#### Information supplied:
* * *

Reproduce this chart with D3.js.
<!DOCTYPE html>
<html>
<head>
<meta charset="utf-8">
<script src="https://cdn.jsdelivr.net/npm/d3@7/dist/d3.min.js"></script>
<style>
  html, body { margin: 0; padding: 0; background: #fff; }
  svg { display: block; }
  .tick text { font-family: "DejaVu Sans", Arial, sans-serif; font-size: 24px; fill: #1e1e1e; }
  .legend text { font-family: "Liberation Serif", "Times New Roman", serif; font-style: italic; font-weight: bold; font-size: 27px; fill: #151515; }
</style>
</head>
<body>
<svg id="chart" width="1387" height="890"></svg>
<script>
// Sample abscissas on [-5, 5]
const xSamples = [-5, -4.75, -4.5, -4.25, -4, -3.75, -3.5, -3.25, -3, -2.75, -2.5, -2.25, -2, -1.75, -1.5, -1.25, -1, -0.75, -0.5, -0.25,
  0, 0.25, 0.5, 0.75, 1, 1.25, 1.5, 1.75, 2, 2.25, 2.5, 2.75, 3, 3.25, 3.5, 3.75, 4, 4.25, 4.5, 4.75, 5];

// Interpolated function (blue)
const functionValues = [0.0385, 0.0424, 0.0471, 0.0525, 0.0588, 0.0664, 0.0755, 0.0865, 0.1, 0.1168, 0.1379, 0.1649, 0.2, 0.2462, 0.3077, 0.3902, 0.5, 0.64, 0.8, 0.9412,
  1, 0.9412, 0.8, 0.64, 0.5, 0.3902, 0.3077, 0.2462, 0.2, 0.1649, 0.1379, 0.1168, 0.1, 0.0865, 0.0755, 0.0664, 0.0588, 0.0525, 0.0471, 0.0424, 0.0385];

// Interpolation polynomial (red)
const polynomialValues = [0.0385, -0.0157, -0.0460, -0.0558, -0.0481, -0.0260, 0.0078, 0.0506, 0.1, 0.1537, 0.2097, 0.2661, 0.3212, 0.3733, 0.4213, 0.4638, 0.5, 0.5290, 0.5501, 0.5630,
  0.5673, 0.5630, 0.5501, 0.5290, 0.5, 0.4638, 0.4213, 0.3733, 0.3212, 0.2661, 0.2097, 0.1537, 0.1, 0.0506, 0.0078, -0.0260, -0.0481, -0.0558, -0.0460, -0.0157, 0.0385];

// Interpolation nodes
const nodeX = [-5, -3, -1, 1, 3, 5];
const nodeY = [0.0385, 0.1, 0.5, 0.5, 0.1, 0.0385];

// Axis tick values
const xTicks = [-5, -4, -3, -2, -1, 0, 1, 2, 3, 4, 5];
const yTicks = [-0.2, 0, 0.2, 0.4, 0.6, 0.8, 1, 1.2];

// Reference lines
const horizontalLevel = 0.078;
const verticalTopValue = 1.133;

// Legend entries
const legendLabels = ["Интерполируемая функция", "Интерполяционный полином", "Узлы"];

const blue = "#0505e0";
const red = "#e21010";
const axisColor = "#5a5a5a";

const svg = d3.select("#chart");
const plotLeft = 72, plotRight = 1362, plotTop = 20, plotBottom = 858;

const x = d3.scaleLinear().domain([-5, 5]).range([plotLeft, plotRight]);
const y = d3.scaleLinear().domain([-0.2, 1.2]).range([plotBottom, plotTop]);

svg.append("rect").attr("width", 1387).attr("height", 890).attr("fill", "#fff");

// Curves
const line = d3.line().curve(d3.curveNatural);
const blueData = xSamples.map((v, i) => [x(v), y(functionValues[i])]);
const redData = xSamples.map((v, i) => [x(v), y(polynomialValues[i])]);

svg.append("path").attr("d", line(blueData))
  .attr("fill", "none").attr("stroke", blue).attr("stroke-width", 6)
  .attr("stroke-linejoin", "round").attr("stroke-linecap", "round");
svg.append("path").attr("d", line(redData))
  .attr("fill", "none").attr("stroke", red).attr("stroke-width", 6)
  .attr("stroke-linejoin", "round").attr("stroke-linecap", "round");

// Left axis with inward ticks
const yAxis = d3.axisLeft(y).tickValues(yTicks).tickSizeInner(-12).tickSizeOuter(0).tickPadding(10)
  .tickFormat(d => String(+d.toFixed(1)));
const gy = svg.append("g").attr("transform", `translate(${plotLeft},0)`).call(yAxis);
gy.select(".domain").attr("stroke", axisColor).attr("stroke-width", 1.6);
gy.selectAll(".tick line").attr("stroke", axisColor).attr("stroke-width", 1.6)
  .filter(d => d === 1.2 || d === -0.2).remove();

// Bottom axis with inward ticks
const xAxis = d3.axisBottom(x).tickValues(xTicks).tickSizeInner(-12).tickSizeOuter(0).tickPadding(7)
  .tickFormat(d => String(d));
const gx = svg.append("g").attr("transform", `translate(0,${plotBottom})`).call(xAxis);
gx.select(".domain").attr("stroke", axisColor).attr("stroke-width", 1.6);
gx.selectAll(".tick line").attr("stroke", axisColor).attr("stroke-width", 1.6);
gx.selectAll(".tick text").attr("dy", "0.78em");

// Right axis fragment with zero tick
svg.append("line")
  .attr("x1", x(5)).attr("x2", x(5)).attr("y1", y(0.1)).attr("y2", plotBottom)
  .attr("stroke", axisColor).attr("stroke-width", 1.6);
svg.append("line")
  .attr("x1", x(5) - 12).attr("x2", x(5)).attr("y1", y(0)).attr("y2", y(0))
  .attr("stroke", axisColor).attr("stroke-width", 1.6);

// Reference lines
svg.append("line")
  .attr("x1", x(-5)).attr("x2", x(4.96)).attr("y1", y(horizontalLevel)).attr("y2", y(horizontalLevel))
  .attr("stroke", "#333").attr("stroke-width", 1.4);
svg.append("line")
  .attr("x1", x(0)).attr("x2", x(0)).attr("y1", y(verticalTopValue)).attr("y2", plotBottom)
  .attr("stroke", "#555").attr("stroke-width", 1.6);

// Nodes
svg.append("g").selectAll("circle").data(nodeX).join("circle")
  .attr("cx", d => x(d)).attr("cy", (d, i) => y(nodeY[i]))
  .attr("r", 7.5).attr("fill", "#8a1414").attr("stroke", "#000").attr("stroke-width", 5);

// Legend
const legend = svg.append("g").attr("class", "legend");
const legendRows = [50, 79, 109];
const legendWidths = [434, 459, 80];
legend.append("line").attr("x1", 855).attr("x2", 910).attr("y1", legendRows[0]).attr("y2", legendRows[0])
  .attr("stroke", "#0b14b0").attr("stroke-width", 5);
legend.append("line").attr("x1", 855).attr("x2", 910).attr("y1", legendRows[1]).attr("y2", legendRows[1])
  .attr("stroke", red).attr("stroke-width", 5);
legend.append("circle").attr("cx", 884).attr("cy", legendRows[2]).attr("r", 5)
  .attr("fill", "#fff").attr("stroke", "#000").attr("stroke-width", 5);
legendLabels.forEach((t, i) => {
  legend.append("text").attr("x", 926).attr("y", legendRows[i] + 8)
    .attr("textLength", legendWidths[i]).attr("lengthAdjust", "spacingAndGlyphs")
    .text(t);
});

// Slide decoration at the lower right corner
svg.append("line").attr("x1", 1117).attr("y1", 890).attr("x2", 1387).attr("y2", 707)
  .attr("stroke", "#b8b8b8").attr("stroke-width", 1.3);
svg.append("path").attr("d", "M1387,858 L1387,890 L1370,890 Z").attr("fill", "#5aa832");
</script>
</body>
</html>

* * *

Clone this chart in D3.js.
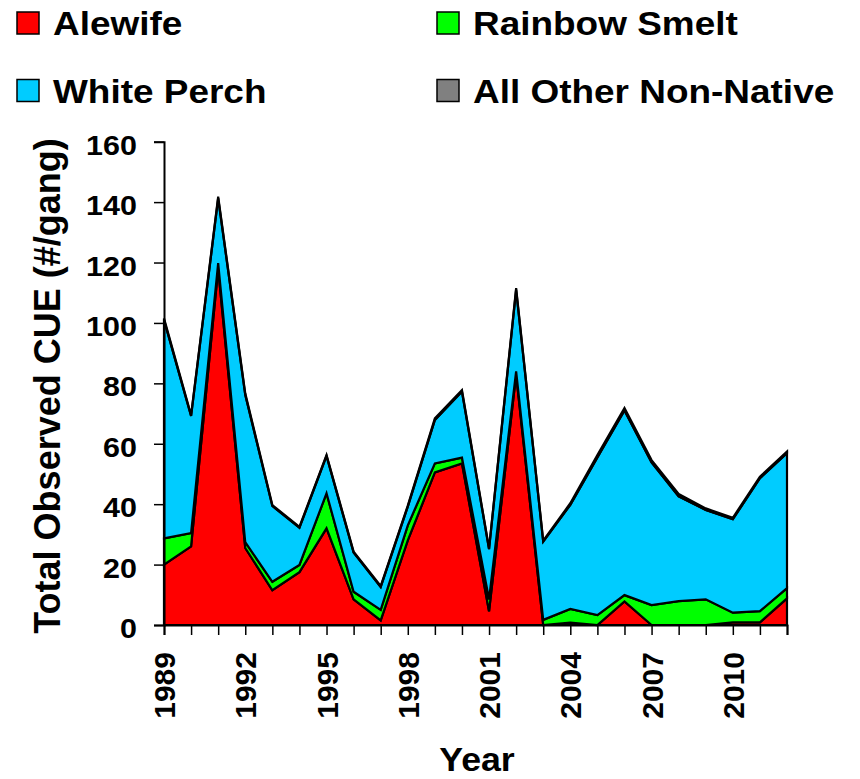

* * *

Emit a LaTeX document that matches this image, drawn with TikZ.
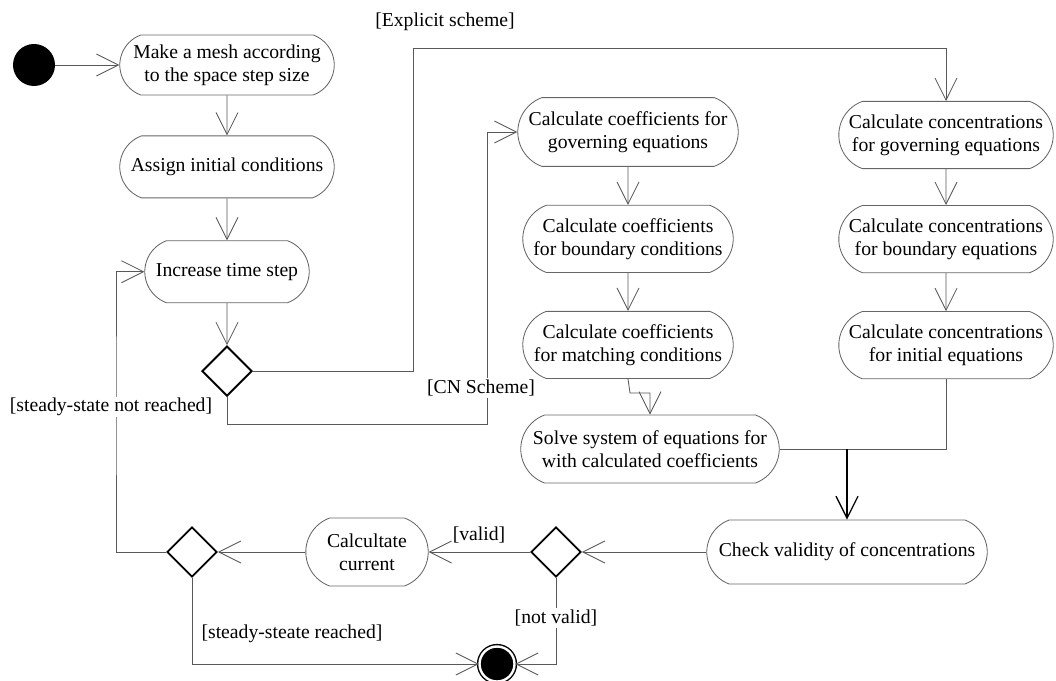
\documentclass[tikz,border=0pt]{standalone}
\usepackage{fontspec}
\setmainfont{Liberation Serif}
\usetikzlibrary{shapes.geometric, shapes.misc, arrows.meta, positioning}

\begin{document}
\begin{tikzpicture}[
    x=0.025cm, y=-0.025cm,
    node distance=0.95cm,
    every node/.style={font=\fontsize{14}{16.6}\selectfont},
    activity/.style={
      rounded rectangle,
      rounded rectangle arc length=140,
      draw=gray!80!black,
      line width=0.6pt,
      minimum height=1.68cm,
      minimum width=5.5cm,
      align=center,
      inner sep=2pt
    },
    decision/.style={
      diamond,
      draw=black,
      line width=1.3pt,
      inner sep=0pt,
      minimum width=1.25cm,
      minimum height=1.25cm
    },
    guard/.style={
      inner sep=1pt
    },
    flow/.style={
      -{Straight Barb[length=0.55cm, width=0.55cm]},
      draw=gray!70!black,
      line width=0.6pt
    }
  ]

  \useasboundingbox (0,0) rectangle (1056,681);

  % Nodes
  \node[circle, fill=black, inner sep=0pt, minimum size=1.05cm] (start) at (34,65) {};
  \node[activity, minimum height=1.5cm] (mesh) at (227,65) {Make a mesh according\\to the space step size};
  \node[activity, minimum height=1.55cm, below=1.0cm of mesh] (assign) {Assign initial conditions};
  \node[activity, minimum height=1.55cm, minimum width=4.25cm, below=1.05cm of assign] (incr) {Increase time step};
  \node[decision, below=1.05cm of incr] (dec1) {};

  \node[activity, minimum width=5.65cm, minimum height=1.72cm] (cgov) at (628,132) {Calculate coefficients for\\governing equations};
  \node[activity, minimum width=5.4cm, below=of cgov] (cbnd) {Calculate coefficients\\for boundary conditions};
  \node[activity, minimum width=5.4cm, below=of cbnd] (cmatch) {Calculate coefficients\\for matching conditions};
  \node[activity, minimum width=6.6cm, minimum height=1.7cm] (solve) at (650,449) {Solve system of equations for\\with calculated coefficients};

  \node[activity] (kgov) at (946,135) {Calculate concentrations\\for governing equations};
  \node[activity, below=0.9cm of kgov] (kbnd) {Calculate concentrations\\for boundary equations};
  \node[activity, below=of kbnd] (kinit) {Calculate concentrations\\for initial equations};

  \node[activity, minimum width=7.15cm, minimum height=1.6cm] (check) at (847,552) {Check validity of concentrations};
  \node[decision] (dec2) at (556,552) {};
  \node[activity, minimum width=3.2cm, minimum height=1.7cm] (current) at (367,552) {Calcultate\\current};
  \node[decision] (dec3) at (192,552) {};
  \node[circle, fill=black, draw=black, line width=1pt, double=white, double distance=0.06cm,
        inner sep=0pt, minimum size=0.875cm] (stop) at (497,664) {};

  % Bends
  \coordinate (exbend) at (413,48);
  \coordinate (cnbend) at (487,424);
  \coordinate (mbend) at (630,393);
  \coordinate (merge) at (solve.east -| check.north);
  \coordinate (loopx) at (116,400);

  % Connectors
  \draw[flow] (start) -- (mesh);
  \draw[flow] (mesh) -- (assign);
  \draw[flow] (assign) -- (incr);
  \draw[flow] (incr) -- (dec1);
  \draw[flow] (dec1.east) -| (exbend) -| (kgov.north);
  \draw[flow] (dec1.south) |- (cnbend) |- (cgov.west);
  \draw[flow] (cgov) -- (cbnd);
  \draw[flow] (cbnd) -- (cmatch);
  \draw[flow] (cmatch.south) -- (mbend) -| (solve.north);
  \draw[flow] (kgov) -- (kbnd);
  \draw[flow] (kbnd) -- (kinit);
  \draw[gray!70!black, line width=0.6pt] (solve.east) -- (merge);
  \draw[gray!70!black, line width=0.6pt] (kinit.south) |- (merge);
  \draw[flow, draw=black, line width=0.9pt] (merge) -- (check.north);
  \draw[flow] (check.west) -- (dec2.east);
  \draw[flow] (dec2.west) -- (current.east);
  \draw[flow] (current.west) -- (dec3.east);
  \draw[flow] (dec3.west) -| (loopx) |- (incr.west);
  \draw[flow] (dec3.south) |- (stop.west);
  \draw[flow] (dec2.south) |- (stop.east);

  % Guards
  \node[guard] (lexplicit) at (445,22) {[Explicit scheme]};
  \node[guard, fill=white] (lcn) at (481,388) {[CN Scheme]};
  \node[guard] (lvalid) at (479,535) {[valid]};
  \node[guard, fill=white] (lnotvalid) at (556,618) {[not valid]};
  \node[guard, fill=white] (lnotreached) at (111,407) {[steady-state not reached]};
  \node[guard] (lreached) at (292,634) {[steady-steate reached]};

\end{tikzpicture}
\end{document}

* * *

#### Exercise brief:
Using the entries above, transcribe every line from the line containing "Emit a LaTeX" through the line containing "below=1.05cm of incr]". Do not copy pictures.

#### Exercise answer:
Emit a LaTeX document that matches this image, drawn with TikZ.
\documentclass[tikz,border=0pt]{standalone}
\usepackage{fontspec}
\setmainfont{Liberation Serif}
\usetikzlibrary{shapes.geometric, shapes.misc, arrows.meta, positioning}

\begin{document}
\begin{tikzpicture}[
    x=0.025cm, y=-0.025cm,
    node distance=0.95cm,
    every node/.style={font=\fontsize{14}{16.6}\selectfont},
    activity/.style={
      rounded rectangle,
      rounded rectangle arc length=140,
      draw=gray!80!black,
      line width=0.6pt,
      minimum height=1.68cm,
      minimum width=5.5cm,
      align=center,
      inner sep=2pt
    },
    decision/.style={
      diamond,
      draw=black,
      line width=1.3pt,
      inner sep=0pt,
      minimum width=1.25cm,
      minimum height=1.25cm
    },
    guard/.style={
      inner sep=1pt
    },
    flow/.style={
      -{Straight Barb[length=0.55cm, width=0.55cm]},
      draw=gray!70!black,
      line width=0.6pt
    }
  ]

  \useasboundingbox (0,0) rectangle (1056,681);

  % Nodes
  \node[circle, fill=black, inner sep=0pt, minimum size=1.05cm] (start) at (34,65) {};
  \node[activity, minimum height=1.5cm] (mesh) at (227,65) {Make a mesh according\\to the space step size};
  \node[activity, minimum height=1.55cm, below=1.0cm of mesh] (assign) {Assign initial conditions};
  \node[activity, minimum height=1.55cm, minimum width=4.25cm, below=1.05cm of assign] (incr) {Increase time step};
  \node[decision, below=1.05cm of incr] (dec1) {};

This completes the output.